Organ formation and the establishment of adult stem cells

germarium illustrationFigure 1A
An illustration of an adult germarium Germ line stem cells (GSCs, light green) reside at the anterior of the germarium, in close contact with somatic niche cells (Terminal Filament, TF, and Cap cells, orange and maroon, respectively). GSCs are also in contact with the somatic Escort Cells (ESCs, pink). Upon stem cell division, one daughter cell remains a GSC, the other moves down the germarium, escorted by ESC daughter cells, and in contact with Inner Germarium Sheath cells (IGS, purple). Differentiating germ cells divide to form a germ line cyst (dark green), and midway down the germarium meet a third stem cell population, the Follicle stem cells (FSC, light blue). Follicle cells (FC, dark blue), the daughter cells of FSCs, and germ line cysts form the egg chamber.

germariumFigure 1B
A wild-type germarium Germ cells are labeled with Anti-Vasa (green). The germ line stem cell is the anterior-most cell in the germarium. Somatic cell membranes are outlined with 1B1 monoclonal antibody, directed against an adducin-like protein. Terminal filament, part of the somatic niche for GSCs, is marked by a bracket. 1B1 also labels the fusome, an organelle within germ cells, which is spherical in the GSC (arrowhead) and branched in germ line cysts (arrow).

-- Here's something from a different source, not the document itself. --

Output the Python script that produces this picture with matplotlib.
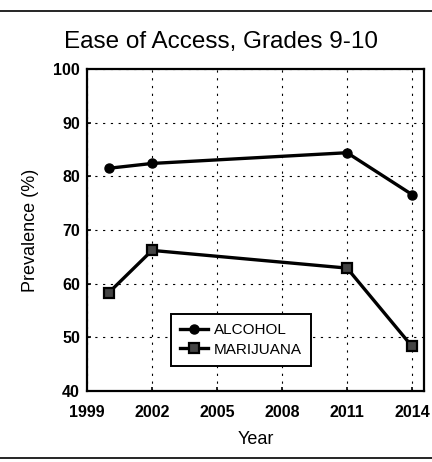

Many organs employ stem cells for their normal function or for repair following damage. Understanding how stem cell numbers are determined, how they incorporate into their niches and how they are mobilized and differentiate is important for understanding normal body function, and imperative for applications of stem cell therapies.

We are using ovary formation in the fruit fly Drosophila melanogaster as a model system for organogenesis and stem cell establishment.

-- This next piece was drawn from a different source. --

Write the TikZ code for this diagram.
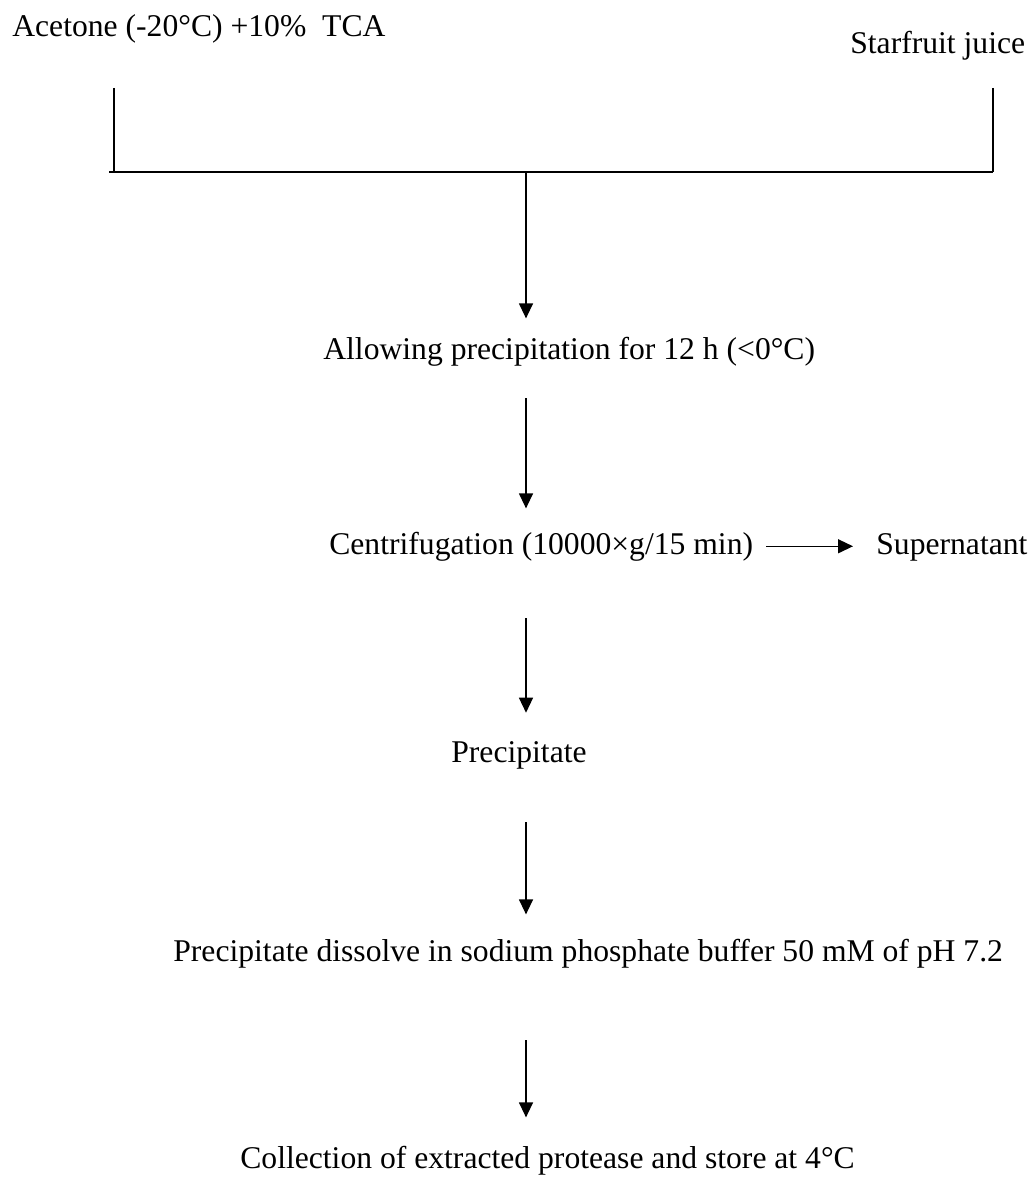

The ovary of Drosophila is composed of 18 egg-producing units. Each unit contains a structure, the germarium, which harbors two types of somatic stem cells as well as germ line stem cells (Figure 1A). Sophisticated fly genetics, combined with the accessibility of the niche and the stem cells to imaging (Figure 1B), turned the fly ovary into a leading system in the study of adult stem cells.

While the Drosophila ovary has been a successful model for the study of adult stem cell maintenance and differentiation, very little is known about how this complex organ forms.

Our research focuses on two major questions:

  1. How different cell types within a growing organ coordinate their growth such that there is neither excess nor deficiency in any cell type.
     
  2. How differentiation of a stem cell niche directs primordial cells to become adult germ line stem cells (GSCs).